Yeah, but in his head, it is cheating. He wasn't opening up the marriage, he was exerting his will by letting his friend use her. This was about showing his friend the control he exerts over OP, not her enjoyment. When she met up with the guy again, on her own, she was exerting her will, and that's unacceptable in his ****ed up gourd.

To this guy, wife=chattel.

OP, you say that you are here for advice. The only advice being offered is the only advice that will help. I'm joining the chorus telling you to get him out of your life. By staying, you are teaching your children that THIS is normal.


----------



## sunsetmist

Jillk5 said:


> Hello everyone! I am wanting some advice. I am recently separated from my husband.
> 
> *I had been cheating on him for about 4 months and I told him about everything after the anxiety was too much to stand.* A little bit of background info....We have been married almost 10 years.
> 
> Throughout the course of our marriage he has cheated on me once ( early on), I have cheated on him one other time (with a man I met because he had wanted me to have sex with him and tell him about it later), *there has also been physical abuse (I’ve had at least 4 black eyes, broken ribs and too many bruises to count). *
> 
> *I know it sounds crazy but we do have a lot of love between us *and our 3 kids are well adjusted and devastated by this separation. We have managed to keep most of our “issues” away from them.
> 
> *So right now we are living apart (kind of, I stay the night at his house most of the time)*, *he says it’s only me who needs to be putting in work to rebuild trust. *
> *
> He is currently on dating sites and talking to other women to see if I’m really what he wants. *I guess my question is am I crazy to be trying to build anything while he is not invested? I’m struggling with resentment towards him for the abuse (I’ve always said I forgave him and swept it under the rug, never dealing with it) and I’m not able to provide the compassion I feel like I should be giving him.
> 
> He says I completely took away his family and everything he was working for, he was finally starting to do better. But even still as recent as last summer he gave me a black eye! I’m so bitter and unsure, if I would have left when the abuse started he would be the [email protected]! But since I cheated I am now the most hated person, but I feel like I don’t deserve that title!
> 
> I know what I did was so wrong and there is never an excuse for cheating. *I am really just wondering if all this rebuilding in my part is total madness. *Help me out please.

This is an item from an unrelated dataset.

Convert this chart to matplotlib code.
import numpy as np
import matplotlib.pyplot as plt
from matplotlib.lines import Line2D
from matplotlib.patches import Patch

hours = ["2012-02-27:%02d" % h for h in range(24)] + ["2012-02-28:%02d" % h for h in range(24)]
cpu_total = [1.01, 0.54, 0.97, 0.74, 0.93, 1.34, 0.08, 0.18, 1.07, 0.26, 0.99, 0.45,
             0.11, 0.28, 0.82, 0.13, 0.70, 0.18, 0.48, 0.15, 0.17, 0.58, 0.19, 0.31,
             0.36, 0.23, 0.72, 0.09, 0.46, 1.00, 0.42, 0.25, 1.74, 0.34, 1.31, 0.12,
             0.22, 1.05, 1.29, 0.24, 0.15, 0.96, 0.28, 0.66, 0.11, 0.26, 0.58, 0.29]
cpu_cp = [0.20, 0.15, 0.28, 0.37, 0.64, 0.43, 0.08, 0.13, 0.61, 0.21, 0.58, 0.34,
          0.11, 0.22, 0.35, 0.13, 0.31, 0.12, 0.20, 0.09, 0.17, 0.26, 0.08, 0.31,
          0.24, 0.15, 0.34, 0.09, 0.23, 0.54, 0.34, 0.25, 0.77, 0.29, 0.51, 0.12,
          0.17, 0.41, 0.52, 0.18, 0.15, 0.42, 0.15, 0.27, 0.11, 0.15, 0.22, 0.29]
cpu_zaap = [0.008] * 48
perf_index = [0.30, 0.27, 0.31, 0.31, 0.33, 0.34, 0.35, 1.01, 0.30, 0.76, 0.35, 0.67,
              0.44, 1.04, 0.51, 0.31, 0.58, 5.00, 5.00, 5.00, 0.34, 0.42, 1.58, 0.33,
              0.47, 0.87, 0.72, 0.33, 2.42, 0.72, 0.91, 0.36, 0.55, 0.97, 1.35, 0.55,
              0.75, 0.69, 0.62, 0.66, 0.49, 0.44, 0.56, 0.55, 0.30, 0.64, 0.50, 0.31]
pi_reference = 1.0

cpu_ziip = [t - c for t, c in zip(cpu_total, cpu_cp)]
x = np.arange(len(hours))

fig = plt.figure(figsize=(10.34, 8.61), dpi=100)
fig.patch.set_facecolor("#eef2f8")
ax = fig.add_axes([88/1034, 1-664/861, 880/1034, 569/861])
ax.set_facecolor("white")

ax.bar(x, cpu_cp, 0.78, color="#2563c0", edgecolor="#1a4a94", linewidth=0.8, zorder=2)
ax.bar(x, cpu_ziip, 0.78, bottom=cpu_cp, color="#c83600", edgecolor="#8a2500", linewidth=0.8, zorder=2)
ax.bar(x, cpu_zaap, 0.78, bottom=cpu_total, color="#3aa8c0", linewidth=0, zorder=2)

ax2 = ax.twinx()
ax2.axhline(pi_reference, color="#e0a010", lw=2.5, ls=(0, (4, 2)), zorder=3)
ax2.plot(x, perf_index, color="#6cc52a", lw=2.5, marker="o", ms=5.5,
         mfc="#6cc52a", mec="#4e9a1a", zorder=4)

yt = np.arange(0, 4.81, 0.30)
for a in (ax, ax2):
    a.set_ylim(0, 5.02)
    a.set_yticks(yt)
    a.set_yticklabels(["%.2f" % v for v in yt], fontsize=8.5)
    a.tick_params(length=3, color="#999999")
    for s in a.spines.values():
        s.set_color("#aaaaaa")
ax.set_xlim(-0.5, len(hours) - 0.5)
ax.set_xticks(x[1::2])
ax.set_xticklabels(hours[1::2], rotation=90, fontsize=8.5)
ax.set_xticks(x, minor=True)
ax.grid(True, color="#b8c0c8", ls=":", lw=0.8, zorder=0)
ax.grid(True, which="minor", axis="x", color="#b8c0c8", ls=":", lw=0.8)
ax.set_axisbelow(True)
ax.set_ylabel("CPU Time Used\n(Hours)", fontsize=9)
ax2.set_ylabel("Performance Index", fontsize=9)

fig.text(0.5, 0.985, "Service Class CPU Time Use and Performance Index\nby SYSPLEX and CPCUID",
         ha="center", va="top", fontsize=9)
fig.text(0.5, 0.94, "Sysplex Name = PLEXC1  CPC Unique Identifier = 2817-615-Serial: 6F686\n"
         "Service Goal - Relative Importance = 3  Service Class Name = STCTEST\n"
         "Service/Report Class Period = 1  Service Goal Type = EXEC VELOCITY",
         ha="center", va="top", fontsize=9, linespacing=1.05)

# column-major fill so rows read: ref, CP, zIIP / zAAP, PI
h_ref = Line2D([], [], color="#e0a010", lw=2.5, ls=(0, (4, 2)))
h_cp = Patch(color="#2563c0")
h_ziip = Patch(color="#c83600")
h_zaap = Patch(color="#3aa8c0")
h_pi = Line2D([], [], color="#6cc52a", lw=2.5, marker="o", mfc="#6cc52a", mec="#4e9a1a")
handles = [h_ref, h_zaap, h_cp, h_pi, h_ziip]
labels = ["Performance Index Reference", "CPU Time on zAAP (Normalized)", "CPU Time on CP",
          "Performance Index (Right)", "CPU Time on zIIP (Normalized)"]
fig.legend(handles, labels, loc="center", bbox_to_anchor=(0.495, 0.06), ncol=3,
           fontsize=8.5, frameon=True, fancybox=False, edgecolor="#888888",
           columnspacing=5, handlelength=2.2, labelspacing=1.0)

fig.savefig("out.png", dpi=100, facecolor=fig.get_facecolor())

I come to this late. He had been severely physically abusive, but wasn't after your recent 4 month of cheating revelation? You got anxiety from cheating, but not from his abuse? Why did you cheat? 

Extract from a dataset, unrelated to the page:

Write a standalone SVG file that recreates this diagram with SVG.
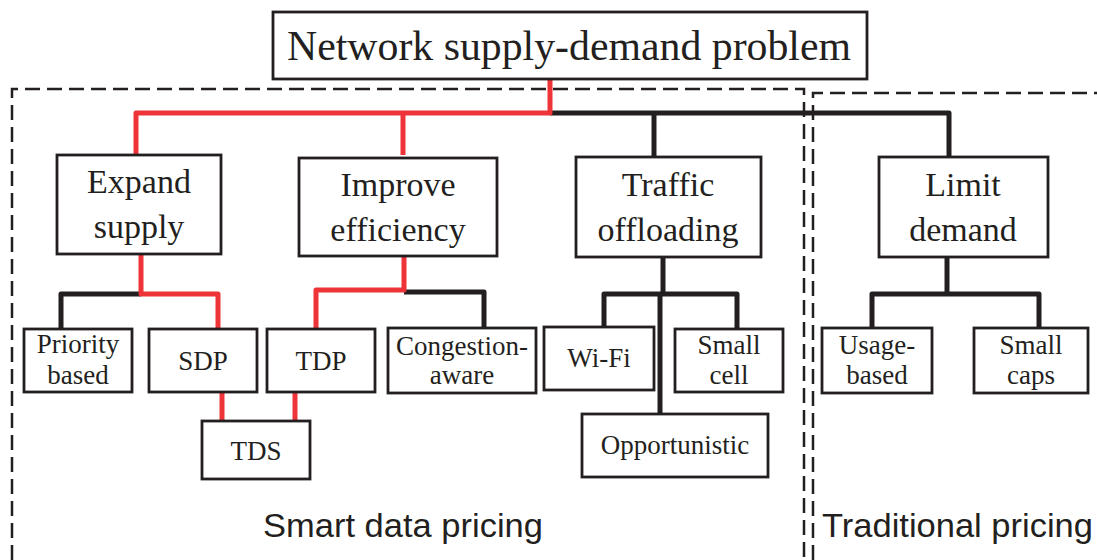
<svg xmlns="http://www.w3.org/2000/svg" width="1097" height="560" viewBox="0 0 1097 560">
<style>
.box{fill:#fff;stroke:#231f20;stroke-width:2.8}
.t{font-family:"Liberation Serif",serif;fill:#231f20;text-anchor:middle}
.big{font-size:34px}
.sm{font-size:27px}
.cap{font-family:"Liberation Sans",sans-serif;font-size:34px;fill:#231f20}
.k{stroke:#231f20;stroke-width:5;fill:none;stroke-linejoin:round}
.r{stroke:#ee3439;stroke-width:5;fill:none;stroke-linejoin:round}
.dash{stroke:#231f20;stroke-width:2.5;fill:none;stroke-dasharray:15 7}
</style>
<rect width="1097" height="560" fill="#fff"/>
<g id="regions">
<polyline class="dash" points="12,560 12,89 804,89 804,560"/>
<polyline class="dash" points="813,560 813,93 1097,93"/>
<text class="cap" x="263" y="537" textLength="280" lengthAdjust="spacingAndGlyphs">Smart data pricing</text>
<text class="cap" x="822" y="537" textLength="271" lengthAdjust="spacingAndGlyphs">Traditional pricing</text>
</g>
<g id="connectors">
<polyline class="k" points="550,113 949,113 949,160"/>
<line class="k" x1="654" y1="113" x2="654" y2="156"/>
<polyline class="r" points="550,79 550,113 136,113 136,156"/>
<line class="r" x1="403" y1="113" x2="403" y2="155"/>
<polyline class="k" points="61,330 61,294 141,294"/>
<polyline class="r" points="141,254 141,294 218,294 218,330"/>
<polyline class="k" points="404,292 484,292 484,329"/>
<polyline class="r" points="404,248 404,290 316,290 316,328"/>
<line class="r" x1="222" y1="392" x2="222" y2="421"/>
<line class="r" x1="295" y1="392" x2="295" y2="424"/>
<polyline class="k" points="604,328 604,294 737,294 737,330"/>
<line class="k" x1="663" y1="257" x2="663" y2="294"/>
<line class="k" x1="660" y1="294" x2="660" y2="415"/>
<polyline class="k" points="872,329 872,294 1039,294 1039,329"/>
<line class="k" x1="947" y1="257" x2="947" y2="294"/>
</g>
<g id="root"><rect class="box" x="273" y="12" width="594" height="67"/><text class="t" x="569" y="60" font-size="42" textLength="564" lengthAdjust="spacingAndGlyphs">Network supply-demand problem</text></g>
<g id="expand"><rect class="box" x="57" y="155" width="164" height="99"/><text class="t big" x="139" y="193">Expand</text><text class="t big" x="139" y="238">supply</text></g>
<g id="improve"><rect class="box" x="299" y="158" width="198" height="98"/><text class="t big" x="398" y="196">Improve</text><text class="t big" x="398" y="241">efficiency</text></g>
<g id="traffic"><rect class="box" x="576" y="157" width="185" height="100"/><text class="t big" x="668" y="196">Traffic</text><text class="t big" x="668" y="241">offloading</text></g>
<g id="limit"><rect class="box" x="879" y="157" width="169" height="100"/><text class="t big" x="963" y="196">Limit</text><text class="t big" x="963" y="241">demand</text></g>
<g id="priority"><rect class="box" x="24" y="329" width="108" height="63"/><text class="t sm" x="78" y="353">Priority</text><text class="t sm" x="78" y="384">based</text></g>
<g id="sdp"><rect class="box" x="149" y="329" width="108" height="63"/><text class="t sm" x="203" y="370">SDP</text></g>
<g id="tdp"><rect class="box" x="267" y="329" width="108" height="63"/><text class="t sm" x="321" y="370">TDP</text></g>
<g id="congestion"><rect class="box" x="388" y="328" width="148" height="65"/><text class="t sm" x="462" y="355">Congestion-</text><text class="t sm" x="462" y="384">aware</text></g>
<g id="tds"><rect class="box" x="202" y="421" width="108" height="58"/><text class="t sm" x="256" y="460">TDS</text></g>
<g id="wifi"><rect class="box" x="544" y="327" width="110" height="63"/><text class="t sm" x="599" y="367">Wi-Fi</text></g>
<g id="smallcell"><rect class="box" x="675" y="329" width="108" height="63"/><text class="t sm" x="729" y="354">Small</text><text class="t sm" x="729" y="384">cell</text></g>
<g id="opportunistic"><rect class="box" x="582" y="414" width="186" height="63"/><text class="t sm" x="675" y="454">Opportunistic</text></g>
<g id="usage"><rect class="box" x="822" y="328" width="110" height="65"/><text class="t sm" x="877" y="354">Usage-</text><text class="t sm" x="877" y="384">based</text></g>
<g id="smallcaps"><rect class="box" x="974" y="328" width="114" height="65"/><text class="t sm" x="1031" y="354">Small</text><text class="t sm" x="1031" y="384">caps</text></g>
</svg>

What type of behavior set off his abuse or was it related to his state (drinking)? You consider physical abuse to be part of a loving relationship. That is, he loves me enough to hit me? But there is stuffed resentment. 

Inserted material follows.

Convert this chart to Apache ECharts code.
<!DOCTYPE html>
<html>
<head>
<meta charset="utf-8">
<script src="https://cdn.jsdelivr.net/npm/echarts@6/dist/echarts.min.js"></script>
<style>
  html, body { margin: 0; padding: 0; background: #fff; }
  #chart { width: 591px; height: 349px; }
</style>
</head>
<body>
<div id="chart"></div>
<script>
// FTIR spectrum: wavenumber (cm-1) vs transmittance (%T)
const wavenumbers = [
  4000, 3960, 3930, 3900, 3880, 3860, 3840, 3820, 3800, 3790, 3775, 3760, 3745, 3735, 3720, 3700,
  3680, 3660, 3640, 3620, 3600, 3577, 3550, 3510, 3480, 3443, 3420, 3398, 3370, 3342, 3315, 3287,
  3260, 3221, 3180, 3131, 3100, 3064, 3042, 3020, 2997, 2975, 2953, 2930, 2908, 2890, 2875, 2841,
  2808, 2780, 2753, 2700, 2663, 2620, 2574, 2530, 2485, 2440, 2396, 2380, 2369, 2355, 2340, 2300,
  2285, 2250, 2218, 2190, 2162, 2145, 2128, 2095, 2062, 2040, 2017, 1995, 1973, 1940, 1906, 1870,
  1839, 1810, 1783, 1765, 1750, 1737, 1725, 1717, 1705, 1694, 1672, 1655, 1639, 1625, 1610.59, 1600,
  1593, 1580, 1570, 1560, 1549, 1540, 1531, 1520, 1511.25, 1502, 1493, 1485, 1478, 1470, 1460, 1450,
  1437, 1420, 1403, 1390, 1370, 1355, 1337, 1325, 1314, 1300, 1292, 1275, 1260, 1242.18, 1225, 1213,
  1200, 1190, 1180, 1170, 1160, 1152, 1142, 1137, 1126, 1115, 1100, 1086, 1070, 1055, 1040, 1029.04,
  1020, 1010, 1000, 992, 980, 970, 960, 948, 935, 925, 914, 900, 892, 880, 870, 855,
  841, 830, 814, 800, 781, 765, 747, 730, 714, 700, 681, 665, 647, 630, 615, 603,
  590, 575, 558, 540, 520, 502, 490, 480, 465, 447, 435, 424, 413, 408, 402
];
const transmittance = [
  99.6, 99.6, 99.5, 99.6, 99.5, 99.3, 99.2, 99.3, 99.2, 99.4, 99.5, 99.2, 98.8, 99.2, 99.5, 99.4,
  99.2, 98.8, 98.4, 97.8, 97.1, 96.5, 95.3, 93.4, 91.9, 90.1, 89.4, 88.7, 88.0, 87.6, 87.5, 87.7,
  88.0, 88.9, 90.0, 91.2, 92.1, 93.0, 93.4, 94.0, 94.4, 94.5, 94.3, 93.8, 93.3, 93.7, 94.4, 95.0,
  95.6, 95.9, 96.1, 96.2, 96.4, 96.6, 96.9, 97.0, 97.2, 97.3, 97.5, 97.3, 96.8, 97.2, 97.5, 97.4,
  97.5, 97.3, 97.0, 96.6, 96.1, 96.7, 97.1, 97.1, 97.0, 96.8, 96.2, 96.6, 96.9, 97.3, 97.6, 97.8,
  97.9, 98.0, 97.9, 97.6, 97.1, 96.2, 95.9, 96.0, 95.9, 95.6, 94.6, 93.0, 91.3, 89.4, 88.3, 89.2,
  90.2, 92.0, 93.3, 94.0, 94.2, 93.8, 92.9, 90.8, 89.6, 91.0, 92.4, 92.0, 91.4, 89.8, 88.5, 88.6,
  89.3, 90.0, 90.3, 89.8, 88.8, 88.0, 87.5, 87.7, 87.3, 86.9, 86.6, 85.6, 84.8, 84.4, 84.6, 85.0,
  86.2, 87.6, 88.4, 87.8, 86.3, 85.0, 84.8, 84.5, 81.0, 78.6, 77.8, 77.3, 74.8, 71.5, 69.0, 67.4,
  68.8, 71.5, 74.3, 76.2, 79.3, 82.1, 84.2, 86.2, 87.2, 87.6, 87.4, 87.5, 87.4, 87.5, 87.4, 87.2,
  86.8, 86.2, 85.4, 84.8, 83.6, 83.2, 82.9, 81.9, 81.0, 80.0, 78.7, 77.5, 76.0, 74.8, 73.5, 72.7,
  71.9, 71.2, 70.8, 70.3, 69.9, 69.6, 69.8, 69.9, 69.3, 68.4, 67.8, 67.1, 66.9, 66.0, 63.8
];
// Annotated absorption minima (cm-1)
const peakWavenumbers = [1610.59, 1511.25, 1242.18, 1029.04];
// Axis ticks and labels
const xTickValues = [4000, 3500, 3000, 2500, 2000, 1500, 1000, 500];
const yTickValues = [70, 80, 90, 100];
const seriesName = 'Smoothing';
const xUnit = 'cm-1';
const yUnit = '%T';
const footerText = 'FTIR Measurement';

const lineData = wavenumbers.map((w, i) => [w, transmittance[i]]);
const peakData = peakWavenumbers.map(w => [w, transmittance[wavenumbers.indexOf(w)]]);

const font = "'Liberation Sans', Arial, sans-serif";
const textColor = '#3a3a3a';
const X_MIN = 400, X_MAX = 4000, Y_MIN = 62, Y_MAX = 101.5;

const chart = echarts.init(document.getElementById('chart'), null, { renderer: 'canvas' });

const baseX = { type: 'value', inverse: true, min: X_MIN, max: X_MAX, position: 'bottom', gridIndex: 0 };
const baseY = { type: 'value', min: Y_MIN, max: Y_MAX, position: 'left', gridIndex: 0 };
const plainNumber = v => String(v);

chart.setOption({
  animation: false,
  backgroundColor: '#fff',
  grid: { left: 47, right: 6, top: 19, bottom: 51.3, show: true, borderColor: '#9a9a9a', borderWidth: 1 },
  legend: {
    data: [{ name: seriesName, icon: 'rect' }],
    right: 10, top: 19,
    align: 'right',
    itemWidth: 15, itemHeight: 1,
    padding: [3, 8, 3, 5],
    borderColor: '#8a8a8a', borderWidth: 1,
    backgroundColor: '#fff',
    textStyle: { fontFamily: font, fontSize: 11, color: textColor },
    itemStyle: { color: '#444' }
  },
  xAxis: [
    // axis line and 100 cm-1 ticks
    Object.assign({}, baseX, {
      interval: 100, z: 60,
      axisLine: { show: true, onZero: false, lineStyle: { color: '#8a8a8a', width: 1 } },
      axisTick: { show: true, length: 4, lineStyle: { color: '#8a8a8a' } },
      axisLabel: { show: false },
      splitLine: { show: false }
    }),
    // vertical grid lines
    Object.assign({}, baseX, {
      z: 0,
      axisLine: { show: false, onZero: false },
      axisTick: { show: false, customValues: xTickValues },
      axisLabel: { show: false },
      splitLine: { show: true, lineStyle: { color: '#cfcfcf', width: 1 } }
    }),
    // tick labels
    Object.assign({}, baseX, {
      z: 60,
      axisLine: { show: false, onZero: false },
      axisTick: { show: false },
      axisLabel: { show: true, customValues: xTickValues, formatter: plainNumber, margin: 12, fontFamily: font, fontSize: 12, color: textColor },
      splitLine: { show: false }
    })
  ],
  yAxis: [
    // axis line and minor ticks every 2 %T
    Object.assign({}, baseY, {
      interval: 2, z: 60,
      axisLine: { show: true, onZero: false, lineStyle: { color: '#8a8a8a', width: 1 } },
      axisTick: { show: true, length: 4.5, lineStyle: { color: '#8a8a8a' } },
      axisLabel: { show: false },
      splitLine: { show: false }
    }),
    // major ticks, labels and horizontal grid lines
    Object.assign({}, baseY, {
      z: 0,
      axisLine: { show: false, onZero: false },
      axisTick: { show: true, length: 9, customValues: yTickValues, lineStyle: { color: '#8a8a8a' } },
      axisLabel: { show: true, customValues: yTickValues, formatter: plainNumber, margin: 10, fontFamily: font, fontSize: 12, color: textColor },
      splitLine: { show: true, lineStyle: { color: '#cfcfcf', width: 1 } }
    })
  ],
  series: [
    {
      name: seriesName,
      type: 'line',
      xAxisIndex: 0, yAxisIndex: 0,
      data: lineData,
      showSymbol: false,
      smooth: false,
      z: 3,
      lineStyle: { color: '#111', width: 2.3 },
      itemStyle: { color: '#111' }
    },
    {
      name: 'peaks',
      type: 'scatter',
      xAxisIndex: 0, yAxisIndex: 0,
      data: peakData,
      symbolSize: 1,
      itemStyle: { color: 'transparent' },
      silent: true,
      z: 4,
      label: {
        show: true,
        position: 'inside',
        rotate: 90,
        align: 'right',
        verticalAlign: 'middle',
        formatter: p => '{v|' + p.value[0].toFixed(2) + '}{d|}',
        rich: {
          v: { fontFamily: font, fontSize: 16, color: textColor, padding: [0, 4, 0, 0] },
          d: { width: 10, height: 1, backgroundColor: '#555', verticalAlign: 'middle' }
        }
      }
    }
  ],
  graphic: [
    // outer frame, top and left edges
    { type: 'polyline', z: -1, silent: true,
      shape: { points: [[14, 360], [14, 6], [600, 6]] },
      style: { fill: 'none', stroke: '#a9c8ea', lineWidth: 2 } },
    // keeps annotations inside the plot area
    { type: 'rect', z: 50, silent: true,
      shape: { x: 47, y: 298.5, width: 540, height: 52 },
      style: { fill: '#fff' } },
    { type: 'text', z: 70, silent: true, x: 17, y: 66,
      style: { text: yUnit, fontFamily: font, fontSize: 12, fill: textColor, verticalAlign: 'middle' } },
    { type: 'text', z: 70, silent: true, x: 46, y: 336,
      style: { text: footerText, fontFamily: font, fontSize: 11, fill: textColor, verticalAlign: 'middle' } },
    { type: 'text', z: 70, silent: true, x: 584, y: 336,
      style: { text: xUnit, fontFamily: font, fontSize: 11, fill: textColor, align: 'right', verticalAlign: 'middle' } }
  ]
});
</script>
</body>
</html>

You are 'separated" but spend nights--have sex with him? He wants only you to behave and rebuild his trust? He is dating or trying date other women to see if he can find better.. What would rebuilding his trust mean? 

Your question is if rebuilding on your part (alone) is total madness? IMO: Yes.


----------



## Mr. Nail

The sad truth is that you need to get out of this relationship before he kills you.


----------



## Diana7

I find it almost impossible that your children can be unaffected by living with a violent and abusive man. If you wont leave to protect yourself then leave for them. They will copy what they see. Do you want them to think that this mess is a normal healthy marriage? That's its ok to beat you wife? That its ok to persuade your wife to have sex with another man? To cheat?


----------



## oldshirt

Jillk5 said:


> He is currently on dating sites and talking to other women to see if I’m really what he wants.
> 
> 
> I guess my question is am I crazy to be trying to build anything while he is not invested?


The way you find out if a person is the one you want is by dating and talking to that particular person. 


You involvement with this guy is toxic - a poison in other words that does you more harm that if you weren't exposed to it. 

To knowingly and intentionally expose yourself to a toxin is crazy.


----------



## jlg07

"I know it sounds crazy but we do have a lot of love between us and our 3 kids are well adjusted and devastated by this separation. We have managed to keep most of our “issues” away from them. "

This is not love -- it's codependence. You REALLY need to get away from him and YOU need to figure out why you cheated. YOU doing this doesn't "make up for" the fact that he did. You BOTH are awful at being married. Perhaps you should not be.


----------